Based on these findings, Eisler presents evidence how for the longest span of prehistory, cultures in the more fertile regions of the globe oriented primarily to the partnership model, which Eisler also calls a "gylany", a neologism for a society in which relationships between the sexes are an egalitarian partnership. This gender partnership was a core component of a more egalitarian, peaceful, and matrifocal culture with a focus on life-giving, centering on nurture. These societies once were widespread in Europe around the Mediterranean, and lasted well into the early Bronze Age in the Minoan civilization of Crete.
Later, culture skewed towards Patriarchy during a chaotic time of upheaval related to climate change and incursions of warlike, nomadic tribes. These peoples brought with them a domination system and imposed rigid rankings of domination, including the rigid domination by men of women and the equation of "real masculinity" with power and violence. This led to radical cultural transformation.
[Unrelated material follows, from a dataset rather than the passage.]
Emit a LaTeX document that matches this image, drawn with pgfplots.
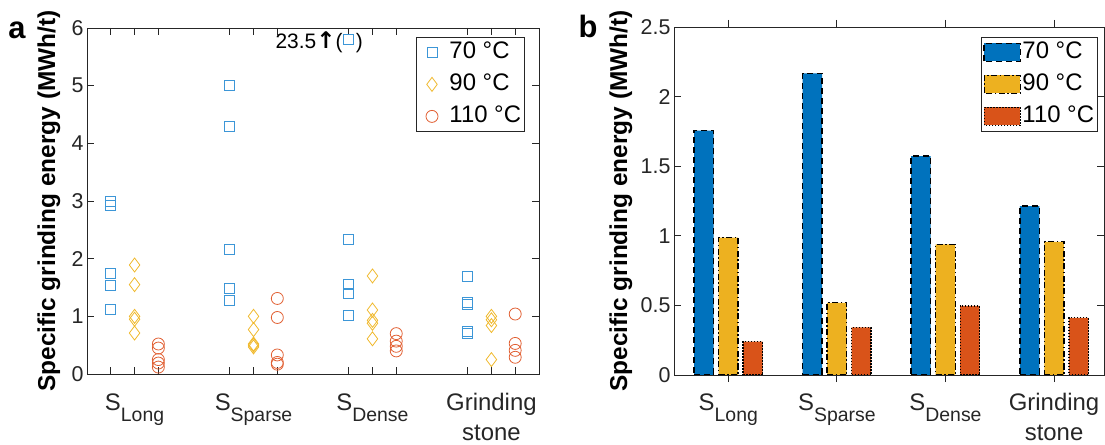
\documentclass[border=0pt]{standalone}
\usepackage{fontspec}
\setmainfont{Liberation Sans}
\newfontfamily\dejavu{DejaVu Sans}
\usepackage{pgfplots}
\pgfplotsset{compat=1.18}

\definecolor{axgray}{RGB}{38,38,38}
\definecolor{mblue}{RGB}{0,114,189}
\definecolor{myellow}{RGB}{237,177,32}
\definecolor{mred}{RGB}{217,83,25}
\definecolor{sblue}{RGB}{60,150,215}
\definecolor{syellow}{RGB}{240,185,45}
\definecolor{sred}{RGB}{225,95,50}

% MATLAB-like subscript
\newcommand{\sub}[1]{\raisebox{-11bp}{\fontsize{19.5}{20}\selectfont #1}}

\pgfplotsset{
  panel/.style={
    scale only axis,
    anchor=south west,
    axis line style={axgray, line width=0.8bp},
    tick style={axgray, line width=0.8bp},
    major tick length=7bp,
    tick align=inside,
    yticklabel style={font=\fontsize{21.5}{24}\selectfont, text=axgray,
      /pgf/number format/assume math mode=true},
    xticklabel style={font=\fontsize{24}{30}\selectfont, text=axgray,
      align=center, yshift=-8bp},
    legend style={draw=axgray, line width=0.8bp,
      font=\fontsize{24}{26}\selectfont, anchor=north east,
      inner xsep=2bp, inner ysep=2bp, row sep=6bp,
      nodes={inner xsep=1.5bp, inner ysep=2bp, text height=17bp, text depth=5bp}},
    legend cell align=left,
  },
  mk/.style={only marks, line width=0.8bp,
    legend image code/.code={
      \path[draw=none, fill=none] (0bp,0bp) -- (30bp,0bp);
      \draw[##1, only marks, mark repeat=1]
        plot coordinates {(14bp,0bp)};}},
  barleg/.style={legend image code/.code={
      \draw[##1] (0bp,-9bp) rectangle (36bp,9bp);}},
}

\begin{document}
\begin{tikzpicture}
\path[use as bounding box] (0,0) rectangle (1105bp,445bp);

% ---- panel a : individual measurements
\begin{axis}[panel,
  at={(87bp,71bp)}, width=452bp, height=346bp,
  xmin=0.6, xmax=4.4, ymin=0, ymax=6,
  ytick={0,1,2,3,4,5,6},
  xtick={0.8,1,1.2,1.8,2,2.2,2.8,3,3.2,3.8,4,4.2},
  xticklabels={,S\sub{Long},,,S\sub{Sparse},,,S\sub{Dense},,,{Grinding\\stone},},
  xticklabel style={yshift=-8bp},
  ylabel={Specific grinding energy (MWh/t)},
  every axis y label/.style={at={([xshift=-32bp]axis description cs:0,0.5)},
    rotate=90, anchor=base, font=\fontsize{24.5}{26}\selectfont\bfseries},
  legend style={at={(0.969,0.974)}},
]
\addplot[mk, color=sblue, mark=square, mark size=5bp,
  legend image code/.code={
    \path[draw=none, fill=none] (0bp,0bp) -- (30bp,0bp);
    \draw[draw=sblue, fill=none, solid, line width=0.9bp]
      (9bp,-5bp) rectangle (19bp,5bp);}] table {
x y
0.8 2.99
0.8 2.93
0.8 1.75
0.8 1.53
0.8 1.12
1.8 5.01
1.8 4.29
1.8 2.16
1.8 1.49
1.8 1.27
2.8 5.80
2.8 2.34
2.8 1.56
2.8 1.40
2.8 1.02
3.8 1.70
3.8 1.25
3.8 1.20
3.8 0.74
3.8 0.70
};
\addplot[mk, color=syellow, mark=diamond, mark size=7bp] table {
x y
1 1.89
1 1.55
1 1.00
1 0.95
1 0.71
2 1.00
2 0.77
2 0.52
2 0.47
2 0.50
3 1.70
3 1.11
3 0.93
3 0.88
3 0.61
4 1.00
4 0.94
4 0.84
4 0.25
};
\addplot[mk, color=sred, mark=o, mark size=6bp] table {
x y
1.2 0.52
1.2 0.45
1.2 0.25
1.2 0.19
1.2 0.12
2.2 1.31
2.2 0.98
2.2 0.33
2.2 0.20
2.2 0.17
3.2 0.70
3.2 0.57
3.2 0.48
3.2 0.40
4.2 1.04
4.2 0.53
4.2 0.41
4.2 0.29
};
\legend{70 °C, 90 °C, 110 °C}
\node[anchor=base east, inner sep=0pt, font=\fontsize{21}{24}\selectfont,
  xshift=-6bp, yshift=-9bp] at (axis cs:2.8,5.8)
  {23.5{\dejavu\bfseries\fontsize{23}{24}\selectfont ↑}(};
\node[anchor=base west, inner sep=0pt, font=\fontsize{21}{24}\selectfont,
  xshift=7bp, yshift=-9bp] at (axis cs:2.8,5.8) {)};
\end{axis}

% ---- panel b : mean values
\begin{axis}[panel,
  at={(674bp,70bp)}, width=430bp, height=348bp,
  xmin=0.5, xmax=4.46, ymin=0, ymax=2.5,
  ytick={0,0.5,1,1.5,2,2.5},
  xtick={1,2,3,4},
  xticklabels={S\sub{Long},S\sub{Sparse},S\sub{Dense},{Grinding\\stone}},
  ylabel={Specific grinding energy (MWh/t)},
  every axis y label/.style={at={([xshift=-47bp]axis description cs:0,0.5)},
    rotate=90, anchor=base, font=\fontsize{24.5}{26}\selectfont\bfseries},
  ybar=5bp, bar width=19.5bp,
  legend style={at={(0.986,0.971)}},
]
\addplot[barleg, fill=mblue, draw=black, line width=1.5bp,
  dash pattern=on 6bp off 4bp] coordinates {
  (1,1.755) (2,2.166) (3,1.573) (4,1.213)};
\addplot[barleg, fill=myellow, draw=black, line width=1.4bp,
  dash pattern=on 6bp off 2.5bp on 1.5bp off 2.5bp] coordinates {
  (1,0.986) (2,0.519) (3,0.938) (4,0.957)};
\addplot[barleg, fill=mred, draw=black, line width=1.4bp,
  dash pattern=on 1.5bp off 1.5bp] coordinates {
  (1,0.239) (2,0.342) (3,0.497) (4,0.411)};
\legend{70 °C, 90 °C, 110 °C}
\end{axis}

\node[font=\fontsize{31}{32}\selectfont\bfseries] at (17bp,415bp) {a};
\node[font=\fontsize{31}{32}\selectfont\bfseries] at (588bp,419bp) {b};
\end{tikzpicture}
\end{document}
Eisler's book is not the only work describing this massive cultural shift. Other scholars have paid special attention to a radical change in gender relations. Historian Gerda Lerner details it in her Oxford University book The Creation of Patriarchy.
However, Eisler does not use the term "patriarchy." Nor does she use "matriarchy" to describe a more gender-balanced society, noting rule by fathers (patriarchy) and rule by mothers (matriarchy) can be two sides of a dominator coin. She proposed the real alternative is a partnership system or gylany."